Task directions: Write the data out again, character for character, with no images.

Given material:
|---|

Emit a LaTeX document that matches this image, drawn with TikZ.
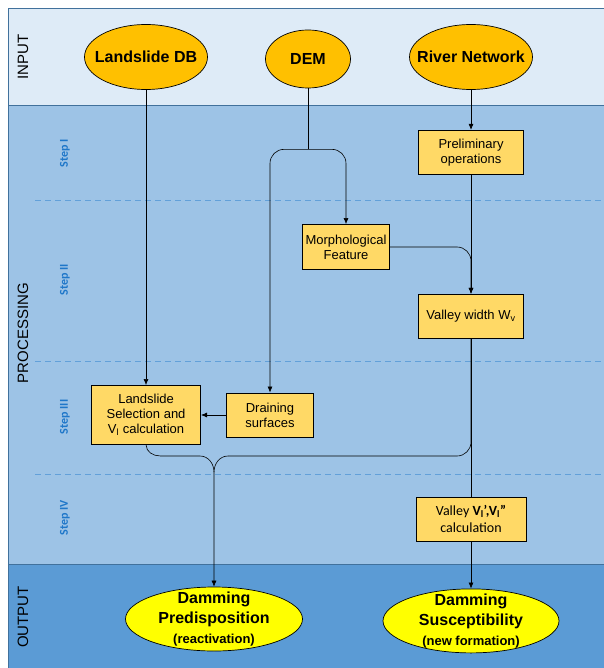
\documentclass[tikz,border=0pt]{standalone}
\usepackage{fontspec}
\setmainfont{Liberation Sans}
\newfontfamily\calibri{Carlito}
\usetikzlibrary{arrows.meta, positioning, shapes.geometric, calc}

\definecolor{inputbg}{HTML}{DEEBF7}
\definecolor{procbg}{HTML}{9DC3E6}
\definecolor{outbg}{HTML}{5B9BD5}
\definecolor{bandline}{HTML}{41719C}
\definecolor{stepblue}{HTML}{1F77C9}
\definecolor{srcorange}{HTML}{FFC000}
\definecolor{taskyellow}{HTML}{FFD966}
\definecolor{resyellow}{HTML}{FFFF00}

\begin{document}
\begin{tikzpicture}[
		x=1pt, y=1pt,
		node distance=40pt and 25pt,
		source/.style={draw, ellipse, fill=srcorange, line width=0.7pt, minimum width=123pt, minimum height=65pt, inner sep=0pt,
			label={[font=\bfseries\fontsize{16}{19}\selectfont]center:#1}},
		result/.style={draw, ellipse, fill=resyellow, line width=0.7pt, minimum width=177pt, minimum height=64pt, inner sep=0pt,
			label={[font=\bfseries\fontsize{16}{20}\selectfont, align=center]center:#1}},
		task/.style={draw, rectangle, fill=taskyellow, line width=0.9pt, minimum width=105pt, minimum height=44pt, inner sep=2pt, align=center, font=\fontsize{13}{15}\selectfont},
		bandtext/.style={rotate=90, font=\fontsize{15}{18}\selectfont},
		steptext/.style={rotate=90, text=stepblue, font=\calibri\bfseries\fontsize{12}{14}\selectfont},
		stepline/.style={dash pattern=on 6pt off 4pt, stepblue!70, line width=0.8pt},
		>={Latex[length=6pt, width=5pt]}, line width=0.6pt
		]
		\useasboundingbox (0,0) rectangle (603,-668);
		
		% Bands
		\fill[white] (0,0) rectangle (603,-668);
		\filldraw[fill=inputbg, draw=bandline] (8,-8) rectangle (610,-105);
		\filldraw[fill=procbg, draw=bandline] (8,-105) rectangle (610,-564);
		\filldraw[fill=outbg, draw=bandline] (8,-564) rectangle (610,-680);
		\foreach \y in {200,361,474}
			\draw[stepline] (35,-\y) -- (603,-\y);
		
		\node[bandtext] (inlab) at (23,-57) {INPUT};
		\node[bandtext] (proclab) at (23,-333) {PROCESSING};
		\node[bandtext] (outlab) at (23,-617) {OUTPUT};
		
		\node[steptext] (stepI) at (65,-153) {Step I};
		\node[steptext] (stepII) at (65,-280) {Step II};
		\node[steptext] (stepIII) at (65,-417) {Step III};
		\node[steptext] (stepIV) at (65,-518) {Step IV};
		
		% Nodes for the input
		\node[source={Landslide DB}] (lsdb) at (146,-57) {};
		\node[source=DEM, minimum width=85pt, minimum height=58pt] (dem) at (308,-59) {};
		\node[source={River Network}] (river) at (471,-57) {};
		
		% Nodes for the processing
		\node[task, below=40pt of river] (prelim) {Preliminary\\operations};
		\node[task, minimum width=87pt, minimum height=45pt] (morph) at (346,-247) {Morphological\\Feature};
		\node[task, below=119pt of prelim] (valley) {Valley width W\textsubscript{v}};
		\node[task, minimum width=87pt] (drain) at (270,-415) {Draining\\surfaces};
		\node[task, left=25pt of drain, minimum width=109pt, minimum height=59pt] (select) {Landslide\\Selection and\\V\textsubscript{l} calculation};
		\node[task, below=158pt of valley, minimum width=110pt, font=\calibri\fontsize{14}{17}\selectfont] (valleyv) {Valley \textbf{V\textsubscript{l}’,V\textsubscript{l}”}\\calculation};
		
		% Nodes for the output
		\node[result={Damming\\Predisposition\\{\fontsize{13}{16}\selectfont(reactivation)}}] (pred) at (214,-619) {};
		\node[result={Damming\\Susceptibility\\{\fontsize{13}{16}\selectfont(new formation)}}, minimum width=176pt, below=47pt of valleyv] (susc) {};
		
		% Landslide branch
		\draw[->] (lsdb.south) -- (lsdb.south |- select.north);
		
		% DEM branches
		\coordinate (demsplit) at ($(dem.south)+(0,-61)$);
		\draw (dem.south) -- (demsplit);
		\draw[->, rounded corners=14pt] (demsplit) -| (drain.north);
		\draw[->, rounded corners=14pt] (demsplit) -| (morph.north);
		\draw[->] (drain) -- (select);
		
		% River branch
		\draw[->] (river) -- (prelim);
		\draw[->] (prelim) -- (valley);
		\draw[->, rounded corners=14pt] (morph.east) -| (valley.north);
		\draw (valley) -- (valleyv);
		\draw[->] (valleyv) -- (susc);
		
		% Merging into the predisposition
		\coordinate (merge) at (214,-456);
		\draw[->] (select.south) to[out=-90,in=180] ($(select.south)+(14,-11)$) -- ($(merge)+(-14,0)$)
			to[out=0,in=90] ($(merge)+(0,-16)$) -- (pred.north);
		\draw[rounded corners=14pt] (valley.south) |- ($(merge)+(14,0)$);
		\draw ($(merge)+(14,0)$) to[out=180,in=90] ($(merge)+(0,-16)$);
	\end{tikzpicture}
\end{document}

|---|

Answer to this exercise:
Emit a LaTeX document that matches this image, drawn with TikZ.
\documentclass[tikz,border=0pt]{standalone}
\usepackage{fontspec}
\setmainfont{Liberation Sans}
\newfontfamily\calibri{Carlito}
\usetikzlibrary{arrows.meta, positioning, shapes.geometric, calc}

\definecolor{inputbg}{HTML}{DEEBF7}
\definecolor{procbg}{HTML}{9DC3E6}
\definecolor{outbg}{HTML}{5B9BD5}
\definecolor{bandline}{HTML}{41719C}
\definecolor{stepblue}{HTML}{1F77C9}
\definecolor{srcorange}{HTML}{FFC000}
\definecolor{taskyellow}{HTML}{FFD966}
\definecolor{resyellow}{HTML}{FFFF00}

\begin{document}
\begin{tikzpicture}[
		x=1pt, y=1pt,
		node distance=40pt and 25pt,
		source/.style={draw, ellipse, fill=srcorange, line width=0.7pt, minimum width=123pt, minimum height=65pt, inner sep=0pt,
			label={[font=\bfseries\fontsize{16}{19}\selectfont]center:#1}},
		result/.style={draw, ellipse, fill=resyellow, line width=0.7pt, minimum width=177pt, minimum height=64pt, inner sep=0pt,
			label={[font=\bfseries\fontsize{16}{20}\selectfont, align=center]center:#1}},
		task/.style={draw, rectangle, fill=taskyellow, line width=0.9pt, minimum width=105pt, minimum height=44pt, inner sep=2pt, align=center, font=\fontsize{13}{15}\selectfont},
		bandtext/.style={rotate=90, font=\fontsize{15}{18}\selectfont},
		steptext/.style={rotate=90, text=stepblue, font=\calibri\bfseries\fontsize{12}{14}\selectfont},
		stepline/.style={dash pattern=on 6pt off 4pt, stepblue!70, line width=0.8pt},
		>={Latex[length=6pt, width=5pt]}, line width=0.6pt
		]
		\useasboundingbox (0,0) rectangle (603,-668);
		
		% Bands
		\fill[white] (0,0) rectangle (603,-668);
		\filldraw[fill=inputbg, draw=bandline] (8,-8) rectangle (610,-105);
		\filldraw[fill=procbg, draw=bandline] (8,-105) rectangle (610,-564);
		\filldraw[fill=outbg, draw=bandline] (8,-564) rectangle (610,-680);
		\foreach \y in {200,361,474}
			\draw[stepline] (35,-\y) -- (603,-\y);
		
		\node[bandtext] (inlab) at (23,-57) {INPUT};
		\node[bandtext] (proclab) at (23,-333) {PROCESSING};
		\node[bandtext] (outlab) at (23,-617) {OUTPUT};
		
		\node[steptext] (stepI) at (65,-153) {Step I};
		\node[steptext] (stepII) at (65,-280) {Step II};
		\node[steptext] (stepIII) at (65,-417) {Step III};
		\node[steptext] (stepIV) at (65,-518) {Step IV};
		
		% Nodes for the input
		\node[source={Landslide DB}] (lsdb) at (146,-57) {};
		\node[source=DEM, minimum width=85pt, minimum height=58pt] (dem) at (308,-59) {};
		\node[source={River Network}] (river) at (471,-57) {};
		
		% Nodes for the processing
		\node[task, below=40pt of river] (prelim) {Preliminary\\operations};
		\node[task, minimum width=87pt, minimum height=45pt] (morph) at (346,-247) {Morphological\\Feature};
		\node[task, below=119pt of prelim] (valley) {Valley width W\textsubscript{v}};
		\node[task, minimum width=87pt] (drain) at (270,-415) {Draining\\surfaces};
		\node[task, left=25pt of drain, minimum width=109pt, minimum height=59pt] (select) {Landslide\\Selection and\\V\textsubscript{l} calculation};
		\node[task, below=158pt of valley, minimum width=110pt, font=\calibri\fontsize{14}{17}\selectfont] (valleyv) {Valley \textbf{V\textsubscript{l}’,V\textsubscript{l}”}\\calculation};
		
		% Nodes for the output
		\node[result={Damming\\Predisposition\\{\fontsize{13}{16}\selectfont(reactivation)}}] (pred) at (214,-619) {};
		\node[result={Damming\\Susceptibility\\{\fontsize{13}{16}\selectfont(new formation)}}, minimum width=176pt, below=47pt of valleyv] (susc) {};
		
		% Landslide branch
		\draw[->] (lsdb.south) -- (lsdb.south |- select.north);
		
		% DEM branches
		\coordinate (demsplit) at ($(dem.south)+(0,-61)$);
		\draw (dem.south) -- (demsplit);
		\draw[->, rounded corners=14pt] (demsplit) -| (drain.north);
		\draw[->, rounded corners=14pt] (demsplit) -| (morph.north);
		\draw[->] (drain) -- (select);
		
		% River branch
		\draw[->] (river) -- (prelim);
		\draw[->] (prelim) -- (valley);
		\draw[->, rounded corners=14pt] (morph.east) -| (valley.north);
		\draw (valley) -- (valleyv);
		\draw[->] (valleyv) -- (susc);
		
		% Merging into the predisposition
		\coordinate (merge) at (214,-456);
		\draw[->] (select.south) to[out=-90,in=180] ($(select.south)+(14,-11)$) -- ($(merge)+(-14,0)$)
			to[out=0,in=90] ($(merge)+(0,-16)$) -- (pred.north);
		\draw[rounded corners=14pt] (valley.south) |- ($(merge)+(14,0)$);
		\draw ($(merge)+(14,0)$) to[out=180,in=90] ($(merge)+(0,-16)$);
	\end{tikzpicture}
\end{document}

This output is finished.